Was cute to see Macs all keel over nearly dead this week, when the Apple Big Sur release blew most of their services out of the water including their OCSP servers.
Notice those servers aren’t listed anywhere as something having an outage or that the OS needs them to be up and functional and non-degraded... for you to open an App.
Impossible to strip it out of OSX or iOS. Stripping it out of Win10 is barely possible but leaves the OS significantly crippled, disabling multiple unrelated features. Blocking it at firewalls tends to have “odd behavior” in both company’s products.
(As an aside, Amazon devices as well as Samsung also constantly jabber to multiple servers unnecessary for them to operate properly. Researchers know about half of what they appear to do / log. This includes things like adding Amazon branded apps to any mobile OS.)

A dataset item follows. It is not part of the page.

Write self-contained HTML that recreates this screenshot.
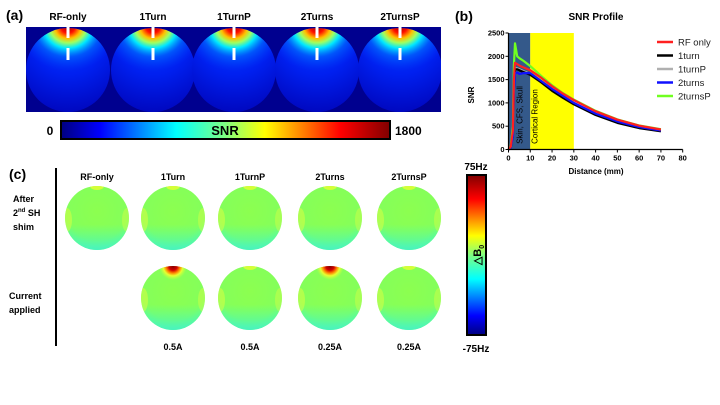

They’re all logging. Many are sharing. Even more are sharing with governments. A VPN just isn’t really accomplishing much anymore. It’s barely an obfuscation. Even those using them to “get around” location based blocks like Netflix? Nah. They know. They just ask location services on the device to tell them directly from the device. They’re just ignoring it. Heck, even time of day usage patterns give it away for those continent hopping with VPNs.